**TASK:** Transcribe all the entries word for word, skipping the pictures.

Items from a dataset:
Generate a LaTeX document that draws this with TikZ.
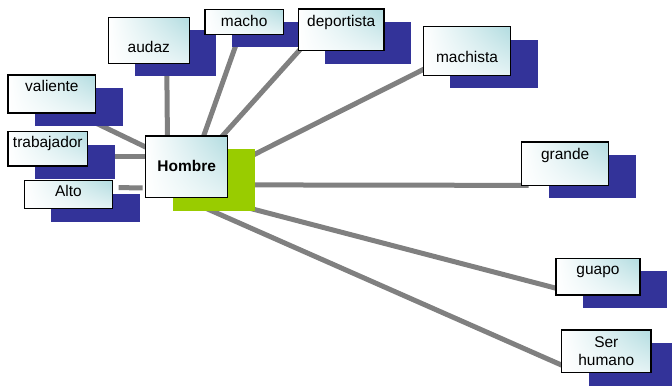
\documentclass[tikz,border=0pt]{standalone}
\usepackage{fontspec}
\setmainfont{Liberation Sans}
\usetikzlibrary{calc}
\usetikzlibrary{shadings}
\definecolor{shadowblue}{HTML}{333399}
\definecolor{hubgreen}{HTML}{99CC00}
\definecolor{linkgray}{HTML}{808080}
\definecolor{boxcyan}{HTML}{B2DCE0}
\pgfdeclarelayer{links}
\pgfdeclarelayer{shadows}
\pgfsetlayers{links,shadows,main}
\tikzset{
   wordbox/.style={draw=black, line width=0.9pt, inner sep=0pt, outer sep=0pt,
      upper left=white, lower left=white, upper right=boxcyan,
      lower right=boxcyan!35, align=center,
      font=\fontsize{11.6}{14}\selectfont},
   word/.style n args={3}{wordbox, minimum width=#1, text height=#2, text depth=#3},
   link/.style={draw=linkgray, line width=3.75pt},
   blueshadow/.style={fill=shadowblue},
   greenshadow/.style={fill=hubgreen},
    }

\begin{document}
\begin{tikzpicture}[x=0.75pt, y=-0.75pt]
  \clip (0,0) rectangle (672,387);
  % hub and words
  \node[word={61.5pt}{26.8pt}{19.5pt}, font=\fontsize{11.6}{14}\selectfont\bfseries]
      (hombre) at (186.7,166.8) {Hombre};
  \node[word={65.8pt}{12pt}{16.5pt}] (valiente) at (51.9,94) {valiente};
  \node[word={59.8pt}{12pt}{13.7pt}] (trabajador) at (47.8,148.8) {trabajador};
  \node[word={66.3pt}{12pt}{9pt}] (alto) at (68.5,194.7) {Alto};
  \node[word={60.8pt}{26.5pt}{8pt}] (audaz) at (148.8,40.3) {audaz};
  \node[word={58.7pt}{12.5pt}{6.2pt}] (macho) at (244.2,21.8) {macho};
  \node[word={64.3pt}{12.8pt}{18.5pt}] (deportista) at (341.2,29.8) {deportista};
  \node[word={65.6pt}{26.7pt}{9.7pt}] (machista) at (467,51) {machista};
  \node[word={65.3pt}{13pt}{19.5pt}] (grande) at (565.2,163.7) {grande};
  \node[word={63pt}{12pt}{15.5pt}] (guapo) at (598,276.7) {guapo};
  \node[word={67pt}{27pt}{5pt}] (serhumano) at (606.3,351.3) {Ser\\humano};

  \begin{pgfonlayer}{shadows}
    \fill[greenshadow] ([shift={(27,13)}]hombre.south west)
      rectangle ([shift={(27,13)}]hombre.north east);
    \foreach \w in {valiente,trabajador,alto,audaz,macho,deportista,
                    machista,grande,guapo,serhumano}
      \fill[blueshadow] ([shift={(27,13)}]\w.south west)
        rectangle ([shift={(27,13)}]\w.north east);
  \end{pgfonlayer}

  \begin{pgfonlayer}{links}
    \draw[link] (hombre.center) -- ([shift={(0,10)}]valiente.south east);
    \draw[link] ([shift={(0,-10)}]hombre.center) -- ([shift={(10,8)}]trabajador.east);
    \draw[link] ([shift={(-3,21)}]hombre.west) -- ([shift={(6,-7)}]alto.east);
    \draw[link] ([shift={(-19,0)}]hombre.center) -- ([shift={(18,5)}]audaz.south);
    \draw[link] ([shift={(6,0)}]hombre.center) -- ([shift={(-8,10)}]macho.south);
    \draw[link] ([shift={(8,0)}]hombre.center) -- ([shift={(7,-7)}]deportista.south west);
    \draw[link] ([shift={(43,0)}]hombre.center) -- ([shift={(7,15)}]machista.west);
    \draw[link] ([shift={(0,18)}]hombre.center) -- ([shift={(7,0)}]grande.south west);
    \draw[link] ([shift={(0,25)}]hombre.center) -- ([shift={(7,-5)}]guapo.south west);
    \draw[link] ([shift={(0,33)}]hombre.center) -- ([shift={(8,-4)}]serhumano.south west);
  \end{pgfonlayer}
\end{tikzpicture}
\end{document}
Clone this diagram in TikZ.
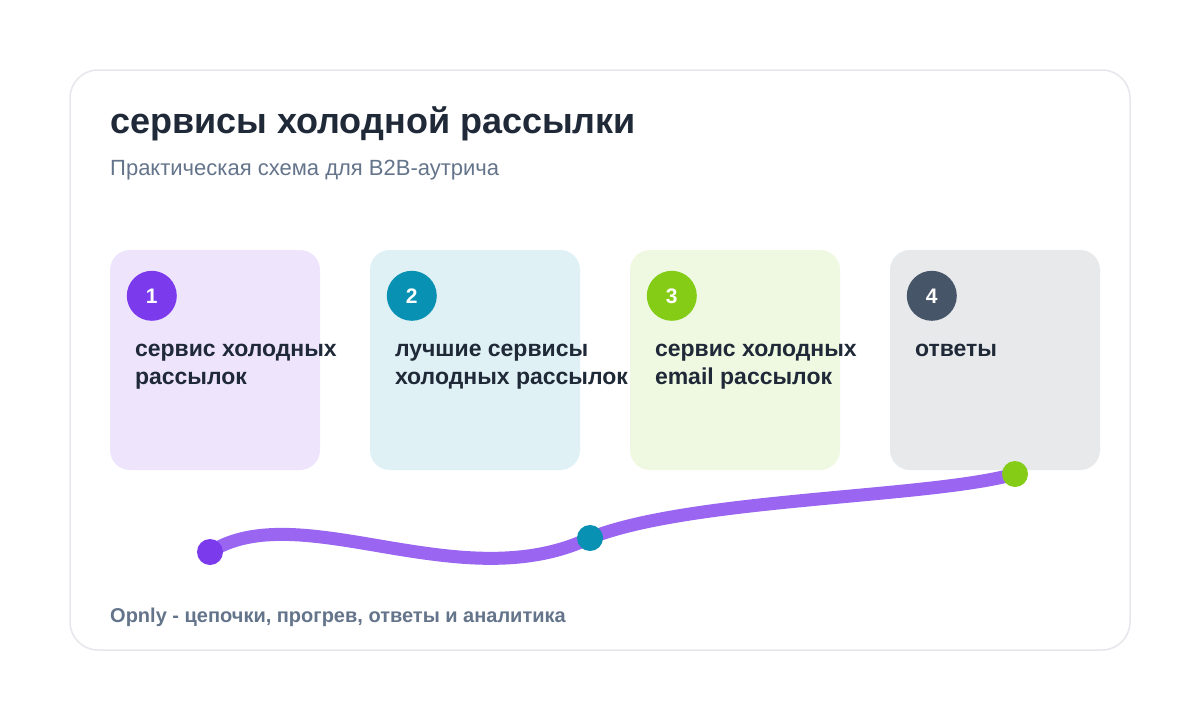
\documentclass[tikz,border=0pt]{standalone}
\usepackage{fontspec}
\setmainfont{Liberation Sans}
\usetikzlibrary{positioning}

\definecolor{ink}{HTML}{1F2937}
\definecolor{muted}{HTML}{64748B}
\definecolor{frameline}{HTML}{E5E7EB}
\definecolor{stepviolet}{HTML}{7C3AED}
\definecolor{stepcyan}{HTML}{0891B2}
\definecolor{steplime}{HTML}{84CC16}
\definecolor{stepslate}{HTML}{475569}

\pgfdeclarelayer{front}
\pgfsetlayers{main,front}

\tikzset{
  card/.style={rounded corners=20pt, minimum width=210pt, minimum height=220pt, inner sep=0pt},
  badge/.style={circle, minimum size=50pt, inner sep=0pt, text=white, font=\fontsize{21}{24}\selectfont\bfseries},
  cardtext/.style={anchor=north west, inner sep=0pt, align=left, text=ink, font=\fontsize{23}{28}\selectfont\bfseries},
  dot/.style={circle, minimum size=26pt, inner sep=0pt},
  trail/.style={line width=13pt, stepviolet!78, line cap=round}
}

\begin{document}
\begin{tikzpicture}[x=1pt, y=-1pt]

% Canvas
\useasboundingbox[fill=white] (0,0) rectangle (1200,720);

% Panel
\draw[frameline, line width=1.5pt, fill=white, rounded corners=28pt] (70,70) rectangle (1130,650);

% Heading
\node[anchor=base west, inner sep=0pt, text=ink, font=\fontsize{36}{40}\selectfont\bfseries] (title) at (110,133) {сервисы холодной рассылки};
\node[anchor=base west, inner sep=0pt, text=muted, font=\fontsize{22}{26}\selectfont] (subtitle) at (110,175) {Практическая схема для B2B-аутрича};

% Step cards
\foreach \i/\x/\col/\txt in {1/215/stepviolet/{сервис холодных\\рассылок},
                             2/475/stepcyan/{лучшие сервисы\\холодных рассылок},
                             3/735/steplime/{сервис холодных\\email рассылок},
                             4/995/stepslate/{ответы}}
{
\node[card, fill=\col!13] (card\i) at (\x,360) {};
\node[badge, fill=\col] (num\i) at ([shift={(42,46)}]card\i.north west) {\i};
\node[cardtext] (lbl\i) at ([shift={(25,94)}]card\i.north west) {\txt};
}

% Path dots
\begin{pgfonlayer}{front}
\node[dot, fill=stepviolet] (dot1) at (210,552) {};
\node[dot, fill=stepcyan] (dot2) at (590,538) {};
\node[dot, fill=steplime] (dot3) at (1015,474) {};
\end{pgfonlayer}

% Path
\draw[trail] (dot1.center) .. controls (300,495) and (460,600) .. (dot2.center)
  .. controls (690,498) and (930,498) .. (dot3.center);

% Footer
\node[anchor=base west, inner sep=0pt, text=muted, font=\fontsize{20}{24}\selectfont\bfseries] (footer) at (110,622) {Opnly - цепочки, прогрев, ответы и аналитика};

\end{tikzpicture}
\end{document}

**REPLY TO THE EXERCISE:**
Generate a LaTeX document that draws this with TikZ.
\documentclass[tikz,border=0pt]{standalone}
\usepackage{fontspec}
\setmainfont{Liberation Sans}
\usetikzlibrary{calc}
\usetikzlibrary{shadings}
\definecolor{shadowblue}{HTML}{333399}
\definecolor{hubgreen}{HTML}{99CC00}
\definecolor{linkgray}{HTML}{808080}
\definecolor{boxcyan}{HTML}{B2DCE0}
\pgfdeclarelayer{links}
\pgfdeclarelayer{shadows}
\pgfsetlayers{links,shadows,main}
\tikzset{
   wordbox/.style={draw=black, line width=0.9pt, inner sep=0pt, outer sep=0pt,
      upper left=white, lower left=white, upper right=boxcyan,
      lower right=boxcyan!35, align=center,
      font=\fontsize{11.6}{14}\selectfont},
   word/.style n args={3}{wordbox, minimum width=#1, text height=#2, text depth=#3},
   link/.style={draw=linkgray, line width=3.75pt},
   blueshadow/.style={fill=shadowblue},
   greenshadow/.style={fill=hubgreen},
    }

\begin{document}
\begin{tikzpicture}[x=0.75pt, y=-0.75pt]
  \clip (0,0) rectangle (672,387);
  % hub and words
  \node[word={61.5pt}{26.8pt}{19.5pt}, font=\fontsize{11.6}{14}\selectfont\bfseries]
      (hombre) at (186.7,166.8) {Hombre};
  \node[word={65.8pt}{12pt}{16.5pt}] (valiente) at (51.9,94) {valiente};
  \node[word={59.8pt}{12pt}{13.7pt}] (trabajador) at (47.8,148.8) {trabajador};
  \node[word={66.3pt}{12pt}{9pt}] (alto) at (68.5,194.7) {Alto};
  \node[word={60.8pt}{26.5pt}{8pt}] (audaz) at (148.8,40.3) {audaz};
  \node[word={58.7pt}{12.5pt}{6.2pt}] (macho) at (244.2,21.8) {macho};
  \node[word={64.3pt}{12.8pt}{18.5pt}] (deportista) at (341.2,29.8) {deportista};
  \node[word={65.6pt}{26.7pt}{9.7pt}] (machista) at (467,51) {machista};
  \node[word={65.3pt}{13pt}{19.5pt}] (grande) at (565.2,163.7) {grande};
  \node[word={63pt}{12pt}{15.5pt}] (guapo) at (598,276.7) {guapo};
  \node[word={67pt}{27pt}{5pt}] (serhumano) at (606.3,351.3) {Ser\\humano};

  \begin{pgfonlayer}{shadows}
    \fill[greenshadow] ([shift={(27,13)}]hombre.south west)
      rectangle ([shift={(27,13)}]hombre.north east);
    \foreach \w in {valiente,trabajador,alto,audaz,macho,deportista,
                    machista,grande,guapo,serhumano}
      \fill[blueshadow] ([shift={(27,13)}]\w.south west)
        rectangle ([shift={(27,13)}]\w.north east);
  \end{pgfonlayer}

  \begin{pgfonlayer}{links}
    \draw[link] (hombre.center) -- ([shift={(0,10)}]valiente.south east);
    \draw[link] ([shift={(0,-10)}]hombre.center) -- ([shift={(10,8)}]trabajador.east);
    \draw[link] ([shift={(-3,21)}]hombre.west) -- ([shift={(6,-7)}]alto.east);
    \draw[link] ([shift={(-19,0)}]hombre.center) -- ([shift={(18,5)}]audaz.south);
    \draw[link] ([shift={(6,0)}]hombre.center) -- ([shift={(-8,10)}]macho.south);
    \draw[link] ([shift={(8,0)}]hombre.center) -- ([shift={(7,-7)}]deportista.south west);
    \draw[link] ([shift={(43,0)}]hombre.center) -- ([shift={(7,15)}]machista.west);
    \draw[link] ([shift={(0,18)}]hombre.center) -- ([shift={(7,0)}]grande.south west);
    \draw[link] ([shift={(0,25)}]hombre.center) -- ([shift={(7,-5)}]guapo.south west);
    \draw[link] ([shift={(0,33)}]hombre.center) -- ([shift={(8,-4)}]serhumano.south west);
  \end{pgfonlayer}
\end{tikzpicture}
\end{document}
Clone this diagram in TikZ.
\documentclass[tikz,border=0pt]{standalone}
\usepackage{fontspec}
\setmainfont{Liberation Sans}
\usetikzlibrary{positioning}

\definecolor{ink}{HTML}{1F2937}
\definecolor{muted}{HTML}{64748B}
\definecolor{frameline}{HTML}{E5E7EB}
\definecolor{stepviolet}{HTML}{7C3AED}
\definecolor{stepcyan}{HTML}{0891B2}
\definecolor{steplime}{HTML}{84CC16}
\definecolor{stepslate}{HTML}{475569}

\pgfdeclarelayer{front}
\pgfsetlayers{main,front}

\tikzset{
  card/.style={rounded corners=20pt, minimum width=210pt, minimum height=220pt, inner sep=0pt},
  badge/.style={circle, minimum size=50pt, inner sep=0pt, text=white, font=\fontsize{21}{24}\selectfont\bfseries},
  cardtext/.style={anchor=north west, inner sep=0pt, align=left, text=ink, font=\fontsize{23}{28}\selectfont\bfseries},
  dot/.style={circle, minimum size=26pt, inner sep=0pt},
  trail/.style={line width=13pt, stepviolet!78, line cap=round}
}

\begin{document}
\begin{tikzpicture}[x=1pt, y=-1pt]

% Canvas
\useasboundingbox[fill=white] (0,0) rectangle (1200,720);

% Panel
\draw[frameline, line width=1.5pt, fill=white, rounded corners=28pt] (70,70) rectangle (1130,650);

% Heading
\node[anchor=base west, inner sep=0pt, text=ink, font=\fontsize{36}{40}\selectfont\bfseries] (title) at (110,133) {сервисы холодной рассылки};
\node[anchor=base west, inner sep=0pt, text=muted, font=\fontsize{22}{26}\selectfont] (subtitle) at (110,175) {Практическая схема для B2B-аутрича};

% Step cards
\foreach \i/\x/\col/\txt in {1/215/stepviolet/{сервис холодных\\рассылок},
                             2/475/stepcyan/{лучшие сервисы\\холодных рассылок},
                             3/735/steplime/{сервис холодных\\email рассылок},
                             4/995/stepslate/{ответы}}
{
\node[card, fill=\col!13] (card\i) at (\x,360) {};
\node[badge, fill=\col] (num\i) at ([shift={(42,46)}]card\i.north west) {\i};
\node[cardtext] (lbl\i) at ([shift={(25,94)}]card\i.north west) {\txt};
}

% Path dots
\begin{pgfonlayer}{front}
\node[dot, fill=stepviolet] (dot1) at (210,552) {};
\node[dot, fill=stepcyan] (dot2) at (590,538) {};
\node[dot, fill=steplime] (dot3) at (1015,474) {};
\end{pgfonlayer}

% Path
\draw[trail] (dot1.center) .. controls (300,495) and (460,600) .. (dot2.center)
  .. controls (690,498) and (930,498) .. (dot3.center);

% Footer
\node[anchor=base west, inner sep=0pt, text=muted, font=\fontsize{20}{24}\selectfont\bfseries] (footer) at (110,622) {Opnly - цепочки, прогрев, ответы и аналитика};

\end{tikzpicture}
\end{document}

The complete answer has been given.